The fate of a young man from Jõgeva County, Meinhard Edberg Ratassepp, became clear 74 years after he died when his remains, buried in a WWII mass grave, were unearthed in the Polish town of Nysa.
Ratassepp, who served as a grenadier in the pioneers battalion of the 20th Waffen Grenadier Division of the SS, was buried in a mass grave in a convent cemetery along with 12 other casualties a few months before the end of World War II in March of 1945. During the time of the Opole region battles in Silesia in early 1945, the convent was home to a military hospital for wounded soldiers.
It is likely that Ratassepp, just 18 years of age at the time, was wounded in a battle that took place some 50-60 kilometers from Nysa in February.
The dead had been laid in the mass grave in an orderly fashion, with Meinhard seventh in line. However, there were signs of rushing as the final three bodies has been laid in the grave with their heads in the opposite direction. The remains of another soldier were found on top of one of the buried bodies.
“There were no items with Meinhard, no weapons or personal effects. He also did not have an identification tag with him. He was wearing hospital pajamas,” amateur historian Jacek Cielecki said.
Information that the young Estonian’s remains could be found in the Nysa convent cemetery reached Polish war graves society Pomost last year. Studying wartime archives, members learned that 11 German soldiers who had died fighting in battles in March of 1945 were buried on Rodziewiczowny street in Nysa. The documents included the name of Estonian Meinhard Edberg Ratassepp, born on October 26, 1926.
The grave was found by history enthusiasts Maciej Krzysik and Jacek Cielecki. Even though archival documents made no mention of the exact location of the grave, the memories of the elderly of Nysa helped.
When the grave was opened, it revealed the remains of 13 people, instead of the 11 suggested by the archives. Most of the soldiers served with the 20th armored division of the SS. Most soldiers found in the grave were identified and some had identification tag with them. Found with the remains were hospital attire, hypodermic syringes and medical thermometers. Some also had gear of war.
Distant relative of Meinhard Ratassepp, Helina Sepper, was pleasantly surprised when she learned her long-lost relative had been found. “We learned last year of documents suggesting Meinhard is buried somewhere in Poland, but nothing was certain,” she said. The documents were reported found by German war graves society Volksbund. Because Meinhard went missing at a very young age and Sepper has never seen him, there was little she could offer in the way of Meinhard’s description.
The warpath of Meinhard Ratassepp is relatively unknown. Research fellow at the Estonian War Museum Ülle Kraft said that the only entry concerning the young Estonian can be found in the so-called Neuhammer list as: RATASSEPP Meinhard 18.10.1926 Gren Pio Pat. 20.” This suggests Meinhard served in the 20th Waffen SS’ pioneers battalion in the rank of grenadier or private.

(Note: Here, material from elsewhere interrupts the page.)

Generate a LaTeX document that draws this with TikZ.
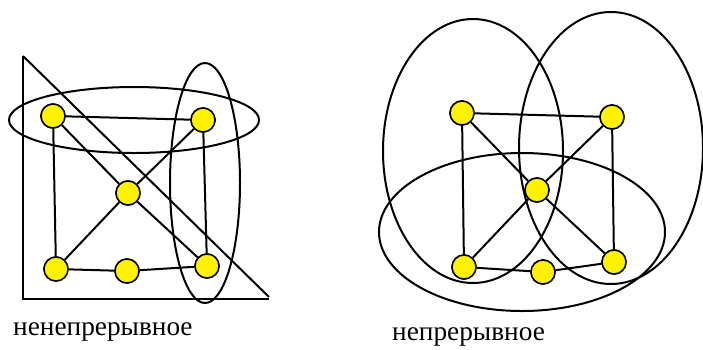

“The “Neuhammer list” is a document with the names of Estonian soldiers who were sent to the Neuhammer (now Swietoszow) training camp after the withdrawal of German troops from Estonia in the fall of 1944 to reform the 20th Estonian SS division. The source is a list drawn up in 1944-1945 and recorded on microfilm by the Americans after the war that is being held at the US National Archives.
Ratassepp had four brothers, two of whom – Eric Bernard and Endel Emil – are known to have perished in the war fighting for the German side.

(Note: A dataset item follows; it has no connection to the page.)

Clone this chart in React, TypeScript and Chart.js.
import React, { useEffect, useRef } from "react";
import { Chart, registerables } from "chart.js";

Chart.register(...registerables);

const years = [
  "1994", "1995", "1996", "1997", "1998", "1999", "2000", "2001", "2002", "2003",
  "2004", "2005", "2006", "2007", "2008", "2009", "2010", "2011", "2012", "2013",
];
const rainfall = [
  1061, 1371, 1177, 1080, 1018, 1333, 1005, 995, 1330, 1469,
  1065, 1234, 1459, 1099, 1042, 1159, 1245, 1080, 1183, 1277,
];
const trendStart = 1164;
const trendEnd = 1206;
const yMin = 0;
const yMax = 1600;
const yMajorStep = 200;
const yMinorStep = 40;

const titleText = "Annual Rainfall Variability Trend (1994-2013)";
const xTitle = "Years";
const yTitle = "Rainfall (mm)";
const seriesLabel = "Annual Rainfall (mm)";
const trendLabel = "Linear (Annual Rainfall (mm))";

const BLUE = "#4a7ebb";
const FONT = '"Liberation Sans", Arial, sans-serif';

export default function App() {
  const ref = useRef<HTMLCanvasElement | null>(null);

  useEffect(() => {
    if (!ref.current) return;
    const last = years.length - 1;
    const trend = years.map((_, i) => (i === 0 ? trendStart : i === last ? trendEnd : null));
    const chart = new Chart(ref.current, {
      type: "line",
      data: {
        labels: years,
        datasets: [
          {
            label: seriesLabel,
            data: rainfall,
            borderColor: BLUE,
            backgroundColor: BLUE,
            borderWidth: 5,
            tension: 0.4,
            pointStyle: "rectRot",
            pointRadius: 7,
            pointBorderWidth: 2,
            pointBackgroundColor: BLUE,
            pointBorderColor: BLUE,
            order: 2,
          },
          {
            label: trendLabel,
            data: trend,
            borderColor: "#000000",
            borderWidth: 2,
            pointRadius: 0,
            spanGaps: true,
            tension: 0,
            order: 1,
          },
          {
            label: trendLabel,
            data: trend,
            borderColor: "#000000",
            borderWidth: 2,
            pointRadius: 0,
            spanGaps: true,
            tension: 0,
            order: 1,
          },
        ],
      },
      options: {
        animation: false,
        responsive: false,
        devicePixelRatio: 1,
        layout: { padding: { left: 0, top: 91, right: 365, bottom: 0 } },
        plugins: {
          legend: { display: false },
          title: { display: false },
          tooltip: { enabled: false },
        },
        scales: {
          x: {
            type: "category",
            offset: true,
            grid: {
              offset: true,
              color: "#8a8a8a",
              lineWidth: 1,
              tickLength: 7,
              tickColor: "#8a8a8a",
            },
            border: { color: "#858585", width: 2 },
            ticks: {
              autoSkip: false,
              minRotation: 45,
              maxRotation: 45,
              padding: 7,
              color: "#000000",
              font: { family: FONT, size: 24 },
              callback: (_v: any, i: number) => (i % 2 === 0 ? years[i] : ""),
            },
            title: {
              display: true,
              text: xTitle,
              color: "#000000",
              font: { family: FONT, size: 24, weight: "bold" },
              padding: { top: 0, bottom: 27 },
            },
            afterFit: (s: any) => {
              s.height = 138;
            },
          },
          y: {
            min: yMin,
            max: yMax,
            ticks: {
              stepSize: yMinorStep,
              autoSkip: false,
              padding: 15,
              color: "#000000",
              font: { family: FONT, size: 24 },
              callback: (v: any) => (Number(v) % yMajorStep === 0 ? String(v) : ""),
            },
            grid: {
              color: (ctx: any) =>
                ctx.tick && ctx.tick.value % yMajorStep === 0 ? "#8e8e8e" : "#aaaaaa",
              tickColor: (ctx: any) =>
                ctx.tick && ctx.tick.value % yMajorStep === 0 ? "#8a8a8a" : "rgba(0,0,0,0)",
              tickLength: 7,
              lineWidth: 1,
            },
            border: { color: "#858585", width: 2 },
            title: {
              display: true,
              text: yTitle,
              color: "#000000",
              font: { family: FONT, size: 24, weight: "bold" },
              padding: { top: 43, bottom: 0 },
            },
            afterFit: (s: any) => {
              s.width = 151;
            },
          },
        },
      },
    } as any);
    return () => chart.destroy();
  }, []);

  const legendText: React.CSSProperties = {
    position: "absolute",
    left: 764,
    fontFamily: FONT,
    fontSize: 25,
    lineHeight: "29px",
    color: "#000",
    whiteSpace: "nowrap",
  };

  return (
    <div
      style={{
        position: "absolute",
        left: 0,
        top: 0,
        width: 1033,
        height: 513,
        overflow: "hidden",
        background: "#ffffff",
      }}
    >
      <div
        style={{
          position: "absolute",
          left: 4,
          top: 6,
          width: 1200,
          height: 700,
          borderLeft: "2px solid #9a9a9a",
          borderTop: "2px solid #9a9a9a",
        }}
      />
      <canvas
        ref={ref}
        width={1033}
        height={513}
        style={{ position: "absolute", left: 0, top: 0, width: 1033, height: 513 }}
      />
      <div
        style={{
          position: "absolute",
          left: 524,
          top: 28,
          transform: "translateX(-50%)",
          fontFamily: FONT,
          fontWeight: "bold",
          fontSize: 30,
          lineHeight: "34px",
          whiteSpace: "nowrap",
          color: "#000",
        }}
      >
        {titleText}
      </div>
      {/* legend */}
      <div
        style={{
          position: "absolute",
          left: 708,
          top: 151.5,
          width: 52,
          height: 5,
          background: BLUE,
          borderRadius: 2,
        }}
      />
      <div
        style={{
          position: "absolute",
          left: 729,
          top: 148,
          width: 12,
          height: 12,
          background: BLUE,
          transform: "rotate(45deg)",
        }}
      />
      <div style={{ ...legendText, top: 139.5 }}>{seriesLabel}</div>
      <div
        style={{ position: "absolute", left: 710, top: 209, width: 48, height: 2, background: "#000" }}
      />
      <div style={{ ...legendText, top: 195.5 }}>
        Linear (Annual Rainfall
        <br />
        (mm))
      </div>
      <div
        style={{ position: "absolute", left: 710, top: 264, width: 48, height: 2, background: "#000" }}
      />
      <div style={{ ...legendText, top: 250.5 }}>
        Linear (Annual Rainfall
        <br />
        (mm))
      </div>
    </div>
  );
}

The remains found in the mass grave at Nysa will be buried in the Nadolice Wielkie military cemetery near Wroclaw that is owned by the Volksbund society next year. Reburials take place once a year. Volksbund will notify next of kin beforehand and can arrange for remains to be brought to Estonia. A corresponding application will have to be filed.
Cielecki said that the area around Nysa has a lot of war graves that have not been studied. A mass grave believed to hold the remains of 20 Estonians will be opened next week.
Silesia saw fierce fighting from January to March 1945 between the Germans and the encroaching Red Army. A total of 2,500 Estonians were killed, wounded or taken prisoner in the fighting. The area belonged to Germany and settlements had different names, with Nysa called Neisse, at the time. The winners of WWII decided to give the area to Poland at the Potsdam Conference in 1945.
The 20th Waffen Grenadier Division of the SS (1st Estonian) was formed on the Nevel front in January 1944. The division took part in the fighting under Narva and in the Blue Hills in 1944 and further battles in Estonia after the front collapsed in the fall of the same year. The division was reformed in Germany in December of 1944 and had 11,000 members at the time, most of the Estonian.
As a hobby historian, Jacek Cielecki has studied the fate of Estonians who fought on the German side in Silesia. In 2015, he published a book called “Hope Trampled into the Mud” that speaks about the 20th Waffen grenadiers’ battles in 1945. The book was published in Estonian two years later.